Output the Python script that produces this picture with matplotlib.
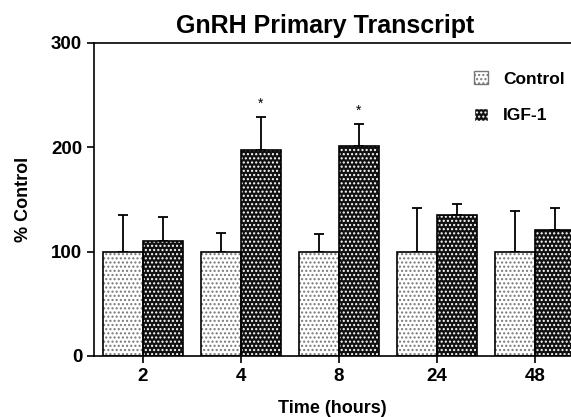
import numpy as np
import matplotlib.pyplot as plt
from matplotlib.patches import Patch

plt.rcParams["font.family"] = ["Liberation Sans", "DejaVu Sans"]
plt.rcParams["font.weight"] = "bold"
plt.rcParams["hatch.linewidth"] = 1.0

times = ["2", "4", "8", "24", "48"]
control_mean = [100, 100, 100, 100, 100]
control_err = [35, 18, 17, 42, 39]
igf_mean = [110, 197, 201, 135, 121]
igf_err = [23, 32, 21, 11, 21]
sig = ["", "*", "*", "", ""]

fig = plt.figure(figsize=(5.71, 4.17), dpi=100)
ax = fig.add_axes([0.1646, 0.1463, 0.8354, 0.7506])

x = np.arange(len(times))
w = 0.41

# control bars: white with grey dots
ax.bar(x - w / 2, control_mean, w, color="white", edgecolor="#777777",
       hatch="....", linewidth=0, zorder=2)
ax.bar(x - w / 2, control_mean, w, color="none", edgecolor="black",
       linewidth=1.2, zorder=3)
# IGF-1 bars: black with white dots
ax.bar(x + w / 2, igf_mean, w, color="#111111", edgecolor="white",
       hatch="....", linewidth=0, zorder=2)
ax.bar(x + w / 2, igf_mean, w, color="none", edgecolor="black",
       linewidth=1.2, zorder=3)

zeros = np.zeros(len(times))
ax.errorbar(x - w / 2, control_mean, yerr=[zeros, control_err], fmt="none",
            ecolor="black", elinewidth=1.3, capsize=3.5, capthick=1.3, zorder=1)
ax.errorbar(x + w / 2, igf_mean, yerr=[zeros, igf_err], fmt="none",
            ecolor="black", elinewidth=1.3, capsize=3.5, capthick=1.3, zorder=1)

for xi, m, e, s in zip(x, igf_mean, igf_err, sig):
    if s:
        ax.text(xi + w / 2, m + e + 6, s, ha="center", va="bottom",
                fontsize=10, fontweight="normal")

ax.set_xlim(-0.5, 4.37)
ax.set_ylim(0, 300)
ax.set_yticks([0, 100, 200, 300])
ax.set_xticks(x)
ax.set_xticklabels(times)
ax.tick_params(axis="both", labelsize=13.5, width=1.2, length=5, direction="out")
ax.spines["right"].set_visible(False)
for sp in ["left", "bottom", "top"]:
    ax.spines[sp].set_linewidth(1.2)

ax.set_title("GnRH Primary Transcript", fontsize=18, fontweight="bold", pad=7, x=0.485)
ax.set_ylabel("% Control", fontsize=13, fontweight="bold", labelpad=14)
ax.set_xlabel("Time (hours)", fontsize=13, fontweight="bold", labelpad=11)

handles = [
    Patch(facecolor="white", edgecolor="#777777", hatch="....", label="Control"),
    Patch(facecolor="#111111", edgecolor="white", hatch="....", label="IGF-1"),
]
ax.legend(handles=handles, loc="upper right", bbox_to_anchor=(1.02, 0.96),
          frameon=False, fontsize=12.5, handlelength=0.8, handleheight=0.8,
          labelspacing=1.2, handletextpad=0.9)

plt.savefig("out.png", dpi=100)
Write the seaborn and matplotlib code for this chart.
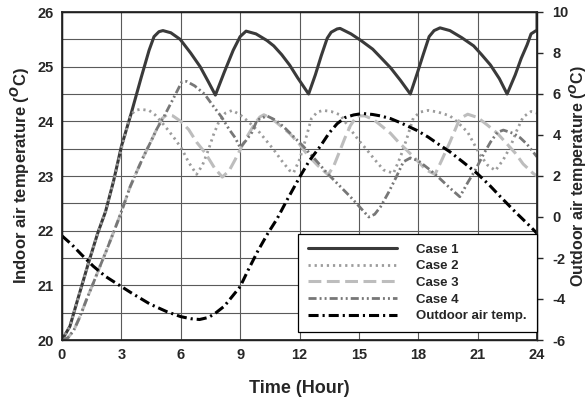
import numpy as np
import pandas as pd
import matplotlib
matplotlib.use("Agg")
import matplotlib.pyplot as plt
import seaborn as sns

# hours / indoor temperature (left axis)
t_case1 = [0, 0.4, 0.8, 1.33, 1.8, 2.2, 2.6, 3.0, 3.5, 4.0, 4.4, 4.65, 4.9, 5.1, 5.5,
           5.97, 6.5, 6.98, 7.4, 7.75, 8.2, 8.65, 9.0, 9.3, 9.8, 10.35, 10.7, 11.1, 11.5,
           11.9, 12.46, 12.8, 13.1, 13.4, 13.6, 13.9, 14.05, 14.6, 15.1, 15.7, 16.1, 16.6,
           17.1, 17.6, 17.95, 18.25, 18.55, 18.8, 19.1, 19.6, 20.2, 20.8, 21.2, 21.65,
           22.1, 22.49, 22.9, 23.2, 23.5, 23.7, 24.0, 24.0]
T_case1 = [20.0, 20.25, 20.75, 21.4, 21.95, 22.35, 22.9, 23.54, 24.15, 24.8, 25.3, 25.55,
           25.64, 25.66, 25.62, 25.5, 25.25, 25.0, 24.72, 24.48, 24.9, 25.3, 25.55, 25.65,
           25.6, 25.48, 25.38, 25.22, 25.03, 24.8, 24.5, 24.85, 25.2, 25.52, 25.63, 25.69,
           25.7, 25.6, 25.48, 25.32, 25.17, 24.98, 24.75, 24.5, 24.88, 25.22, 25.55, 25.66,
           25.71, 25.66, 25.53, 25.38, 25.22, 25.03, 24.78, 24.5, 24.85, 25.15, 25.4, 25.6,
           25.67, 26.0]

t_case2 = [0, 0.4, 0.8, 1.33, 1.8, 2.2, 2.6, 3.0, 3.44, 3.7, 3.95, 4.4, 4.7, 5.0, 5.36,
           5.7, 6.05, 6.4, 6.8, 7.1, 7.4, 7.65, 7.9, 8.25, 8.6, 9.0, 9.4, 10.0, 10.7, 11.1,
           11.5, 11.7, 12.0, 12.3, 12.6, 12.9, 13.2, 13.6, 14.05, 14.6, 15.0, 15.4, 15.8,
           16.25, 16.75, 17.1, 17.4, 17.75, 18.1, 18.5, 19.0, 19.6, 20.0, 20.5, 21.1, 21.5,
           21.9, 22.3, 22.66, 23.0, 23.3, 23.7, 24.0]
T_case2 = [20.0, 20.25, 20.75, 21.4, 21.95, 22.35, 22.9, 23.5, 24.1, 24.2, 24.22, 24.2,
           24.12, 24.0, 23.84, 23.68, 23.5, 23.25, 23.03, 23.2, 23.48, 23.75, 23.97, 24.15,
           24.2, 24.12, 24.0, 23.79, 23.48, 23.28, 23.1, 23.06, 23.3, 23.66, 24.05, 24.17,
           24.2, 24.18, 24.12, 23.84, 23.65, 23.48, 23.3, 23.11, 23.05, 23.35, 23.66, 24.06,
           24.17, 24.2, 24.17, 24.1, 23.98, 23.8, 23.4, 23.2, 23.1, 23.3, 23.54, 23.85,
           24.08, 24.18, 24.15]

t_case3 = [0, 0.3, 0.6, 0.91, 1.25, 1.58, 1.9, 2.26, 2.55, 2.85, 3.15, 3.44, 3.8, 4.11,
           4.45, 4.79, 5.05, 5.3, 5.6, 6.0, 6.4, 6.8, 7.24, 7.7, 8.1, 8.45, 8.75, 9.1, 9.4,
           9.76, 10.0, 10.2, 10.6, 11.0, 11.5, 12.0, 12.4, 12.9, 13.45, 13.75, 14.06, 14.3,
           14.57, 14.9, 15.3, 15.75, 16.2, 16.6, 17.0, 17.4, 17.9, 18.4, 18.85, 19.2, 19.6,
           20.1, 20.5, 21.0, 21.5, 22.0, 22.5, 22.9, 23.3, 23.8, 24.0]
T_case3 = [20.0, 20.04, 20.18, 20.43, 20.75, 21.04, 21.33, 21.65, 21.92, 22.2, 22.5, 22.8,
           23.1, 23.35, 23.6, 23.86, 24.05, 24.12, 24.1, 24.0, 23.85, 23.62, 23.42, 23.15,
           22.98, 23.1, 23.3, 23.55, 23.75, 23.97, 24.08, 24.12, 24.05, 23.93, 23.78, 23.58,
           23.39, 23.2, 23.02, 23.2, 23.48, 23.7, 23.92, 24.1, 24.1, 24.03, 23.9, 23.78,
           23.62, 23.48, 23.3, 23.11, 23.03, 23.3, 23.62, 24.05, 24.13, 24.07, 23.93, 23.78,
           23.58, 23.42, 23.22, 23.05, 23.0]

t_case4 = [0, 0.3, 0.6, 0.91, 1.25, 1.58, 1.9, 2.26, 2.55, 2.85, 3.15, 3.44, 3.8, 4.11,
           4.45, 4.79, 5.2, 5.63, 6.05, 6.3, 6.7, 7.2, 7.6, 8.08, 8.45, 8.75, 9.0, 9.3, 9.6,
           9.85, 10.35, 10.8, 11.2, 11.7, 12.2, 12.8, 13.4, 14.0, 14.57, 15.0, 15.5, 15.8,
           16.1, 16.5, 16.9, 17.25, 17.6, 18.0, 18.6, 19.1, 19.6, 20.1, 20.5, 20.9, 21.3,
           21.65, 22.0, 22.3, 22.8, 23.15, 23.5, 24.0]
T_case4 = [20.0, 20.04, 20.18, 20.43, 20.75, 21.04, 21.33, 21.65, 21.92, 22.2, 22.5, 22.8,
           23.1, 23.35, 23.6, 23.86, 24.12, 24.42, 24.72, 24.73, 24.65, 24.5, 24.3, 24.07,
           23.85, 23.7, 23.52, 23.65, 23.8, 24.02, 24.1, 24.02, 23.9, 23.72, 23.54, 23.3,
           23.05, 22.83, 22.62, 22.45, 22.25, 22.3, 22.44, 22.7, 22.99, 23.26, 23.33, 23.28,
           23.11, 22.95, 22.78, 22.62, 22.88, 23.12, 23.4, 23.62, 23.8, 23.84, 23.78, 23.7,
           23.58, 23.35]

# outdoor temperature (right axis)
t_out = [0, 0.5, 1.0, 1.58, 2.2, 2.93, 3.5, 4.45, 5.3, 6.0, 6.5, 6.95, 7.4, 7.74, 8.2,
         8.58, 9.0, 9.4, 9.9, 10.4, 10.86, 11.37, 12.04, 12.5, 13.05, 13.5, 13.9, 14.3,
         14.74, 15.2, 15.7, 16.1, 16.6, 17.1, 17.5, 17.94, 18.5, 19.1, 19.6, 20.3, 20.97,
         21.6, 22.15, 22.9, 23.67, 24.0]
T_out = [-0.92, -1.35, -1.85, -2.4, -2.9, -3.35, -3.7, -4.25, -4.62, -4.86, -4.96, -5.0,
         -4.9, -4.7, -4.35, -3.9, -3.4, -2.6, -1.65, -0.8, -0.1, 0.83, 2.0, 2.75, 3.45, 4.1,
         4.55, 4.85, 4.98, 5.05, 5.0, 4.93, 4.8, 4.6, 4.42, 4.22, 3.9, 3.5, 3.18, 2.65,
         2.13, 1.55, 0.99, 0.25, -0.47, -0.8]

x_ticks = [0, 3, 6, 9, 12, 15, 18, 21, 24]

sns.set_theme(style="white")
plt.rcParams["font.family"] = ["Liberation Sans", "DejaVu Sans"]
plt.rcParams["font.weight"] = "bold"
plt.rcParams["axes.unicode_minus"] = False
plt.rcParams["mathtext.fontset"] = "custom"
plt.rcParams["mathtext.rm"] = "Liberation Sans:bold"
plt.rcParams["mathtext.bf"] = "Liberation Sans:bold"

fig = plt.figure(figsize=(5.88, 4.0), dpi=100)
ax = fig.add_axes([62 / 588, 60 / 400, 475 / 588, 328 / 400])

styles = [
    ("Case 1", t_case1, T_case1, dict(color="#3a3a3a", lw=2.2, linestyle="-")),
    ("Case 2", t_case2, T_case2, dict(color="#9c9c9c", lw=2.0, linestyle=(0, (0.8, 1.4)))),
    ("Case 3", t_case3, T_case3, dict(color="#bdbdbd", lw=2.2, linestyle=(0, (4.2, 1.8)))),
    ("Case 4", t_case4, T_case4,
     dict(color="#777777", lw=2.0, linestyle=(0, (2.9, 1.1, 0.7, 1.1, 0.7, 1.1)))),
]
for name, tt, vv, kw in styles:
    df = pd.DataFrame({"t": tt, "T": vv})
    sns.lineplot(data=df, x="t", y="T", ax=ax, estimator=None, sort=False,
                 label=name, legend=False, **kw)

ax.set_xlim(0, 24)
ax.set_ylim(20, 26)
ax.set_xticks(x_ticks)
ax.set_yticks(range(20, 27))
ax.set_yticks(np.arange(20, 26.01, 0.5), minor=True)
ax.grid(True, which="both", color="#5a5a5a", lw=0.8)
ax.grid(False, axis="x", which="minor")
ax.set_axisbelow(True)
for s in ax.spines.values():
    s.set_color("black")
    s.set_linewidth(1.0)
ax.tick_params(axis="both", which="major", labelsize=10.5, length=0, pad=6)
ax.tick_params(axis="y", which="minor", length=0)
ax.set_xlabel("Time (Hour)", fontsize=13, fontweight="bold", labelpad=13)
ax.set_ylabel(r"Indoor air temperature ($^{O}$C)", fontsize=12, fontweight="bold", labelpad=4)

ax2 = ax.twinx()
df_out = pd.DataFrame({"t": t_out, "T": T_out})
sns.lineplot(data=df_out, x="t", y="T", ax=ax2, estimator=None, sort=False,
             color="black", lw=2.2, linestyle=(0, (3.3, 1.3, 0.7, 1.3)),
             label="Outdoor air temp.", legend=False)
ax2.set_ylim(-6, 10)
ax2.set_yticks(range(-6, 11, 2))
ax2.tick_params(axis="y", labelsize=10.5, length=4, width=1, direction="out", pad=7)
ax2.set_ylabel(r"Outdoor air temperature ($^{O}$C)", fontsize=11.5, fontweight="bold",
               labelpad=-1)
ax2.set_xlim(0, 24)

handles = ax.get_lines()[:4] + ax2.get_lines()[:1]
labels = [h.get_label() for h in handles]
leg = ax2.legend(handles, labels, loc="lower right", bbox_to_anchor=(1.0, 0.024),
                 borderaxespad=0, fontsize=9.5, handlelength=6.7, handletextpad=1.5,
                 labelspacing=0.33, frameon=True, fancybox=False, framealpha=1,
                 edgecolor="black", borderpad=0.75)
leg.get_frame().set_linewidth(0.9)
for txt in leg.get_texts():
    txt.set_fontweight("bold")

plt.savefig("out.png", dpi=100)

• _Task instructions_
Using the data above, set down each line from the line with "Write the seaborn" to the line with "25.67, 26.0]" exactly, both ends included, and leave the pictures behind. Nothing else belongs.

• _Task answer_
Write the seaborn and matplotlib code for this chart.
import numpy as np
import pandas as pd
import matplotlib
matplotlib.use("Agg")
import matplotlib.pyplot as plt
import seaborn as sns

# hours / indoor temperature (left axis)
t_case1 = [0, 0.4, 0.8, 1.33, 1.8, 2.2, 2.6, 3.0, 3.5, 4.0, 4.4, 4.65, 4.9, 5.1, 5.5,
           5.97, 6.5, 6.98, 7.4, 7.75, 8.2, 8.65, 9.0, 9.3, 9.8, 10.35, 10.7, 11.1, 11.5,
           11.9, 12.46, 12.8, 13.1, 13.4, 13.6, 13.9, 14.05, 14.6, 15.1, 15.7, 16.1, 16.6,
           17.1, 17.6, 17.95, 18.25, 18.55, 18.8, 19.1, 19.6, 20.2, 20.8, 21.2, 21.65,
           22.1, 22.49, 22.9, 23.2, 23.5, 23.7, 24.0, 24.0]
T_case1 = [20.0, 20.25, 20.75, 21.4, 21.95, 22.35, 22.9, 23.54, 24.15, 24.8, 25.3, 25.55,
           25.64, 25.66, 25.62, 25.5, 25.25, 25.0, 24.72, 24.48, 24.9, 25.3, 25.55, 25.65,
           25.6, 25.48, 25.38, 25.22, 25.03, 24.8, 24.5, 24.85, 25.2, 25.52, 25.63, 25.69,
           25.7, 25.6, 25.48, 25.32, 25.17, 24.98, 24.75, 24.5, 24.88, 25.22, 25.55, 25.66,
           25.71, 25.66, 25.53, 25.38, 25.22, 25.03, 24.78, 24.5, 24.85, 25.15, 25.4, 25.6,
           25.67, 26.0]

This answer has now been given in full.